Put the Cut Into Cutie

That Fatal Mailing List #65: "TKO (Boxing Day)" (1983)

Oh man, Punch the Clock. Man oh man. 

Listen, I love this record. I realize that’s not the most popular opinion among Elvis Costello fans. Coming after the lush complex bittersweetness of Imperial Bedroom, I can imagine it may have seemed like a bit of a disappointment. 

I arrived at Punch the Clock more than a decade after it came out, so I had no context for it other than the fact that it was another EC record. I did have one preexisting condition–a predilection for the work of producers Clive Langer and Alan Winstanley, who had also produced a bunch of other music I love, including classic singles from Madness, Dexy’s Midnight Runners, and They Might Be Giants’ terrific Flood album. 
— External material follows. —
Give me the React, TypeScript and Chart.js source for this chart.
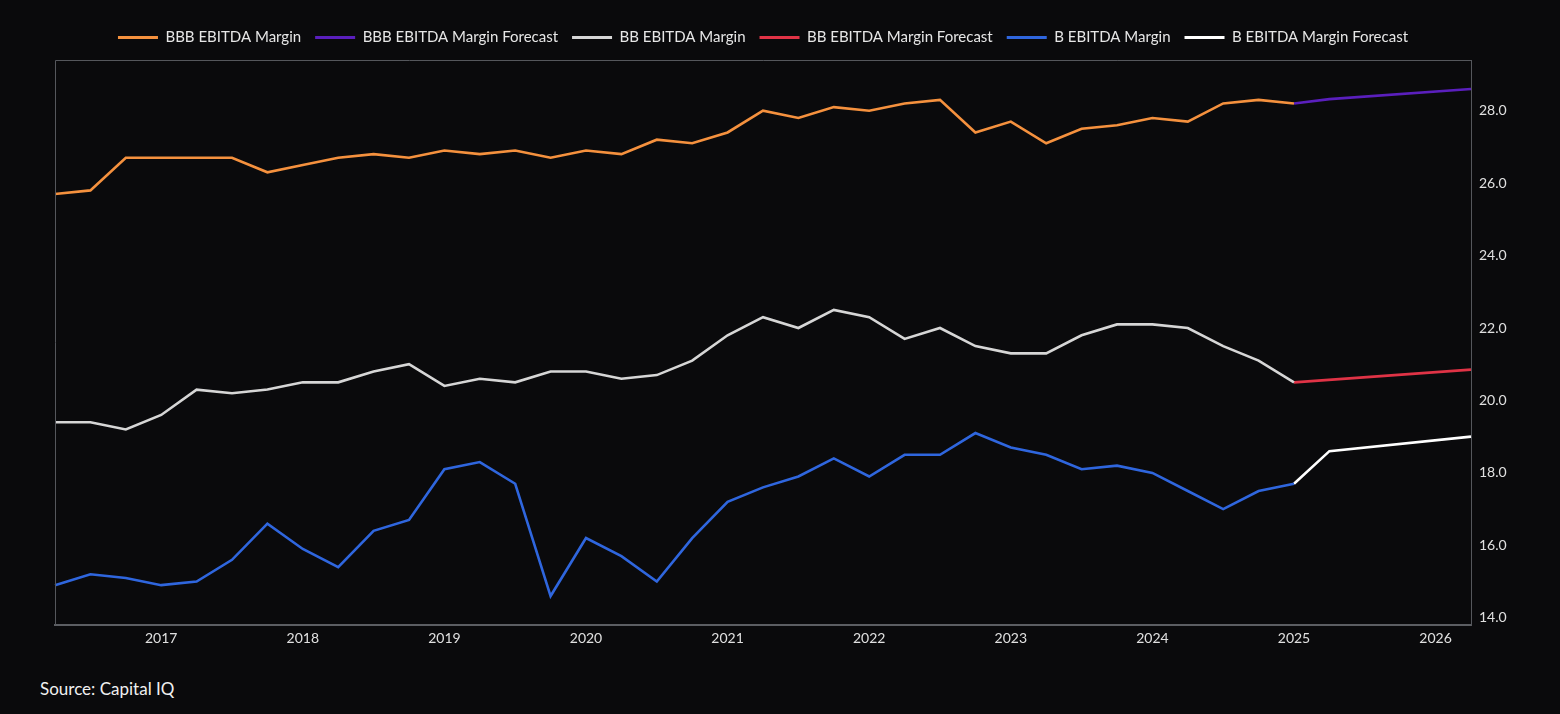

Langer and Winstanley are versatile enough that they don’t have a “sound,” per se; they’ve done EC and TMBG but also Bush and Morrissey. However, my favorite Langer/Winstanley tracks do have a specific sound–it’s pop song as cut glass, sharp bits of instrumentation carefully set against one another into a perfect arrangement of pieces. They don’t hide accompaniment; there’s nothing buried in the mix. Yet it’s also clear where the ear should pay attention at all times. To borrow EC’s own lyric, their work is hot as a pistol, keen as a blade. Crystalline. 

Punch the Clock is a crisp, catchy pop album; it’s also highly political, with songs like “Shipbuilding” and “Pills and Soap” perhaps best known for their commentary on Thatcherism in Britain. “TKO (Boxing Day)” is another commentary, this one on the ways in which the ruling party manages to keep their boot firm on the throat of the people. The holiday has its foundations as a day for offering gifts to the poor; when “everyday will be Boxing Day,” it’s safe to say the rich and powerful will exert their maximum influence over the poor and weak. It’s a means of control baked into the foundations of government, culture, the economy; it’s the end game of capitalism. It was true in the early 80s and it’s true today.  

Today, the use of “Boxing Day” has a double meaning; the holiday is now better known as the UK equivalent of Black Friday in the US. (I’m assuming here that the Boxing Day discount phenomenon emerged after EC wrote the song in the early 80s, so it’s more of a retroactive application of meaning on my part.) With that in mind, the control takes on a whole new level, a “let them eat cake and buy cheaply-made inexpensive OLED televisions” attitude where the poor and weak aren’t just controlled, but exploited by consumerism as a way of creating constant diversion. TKO, indeed.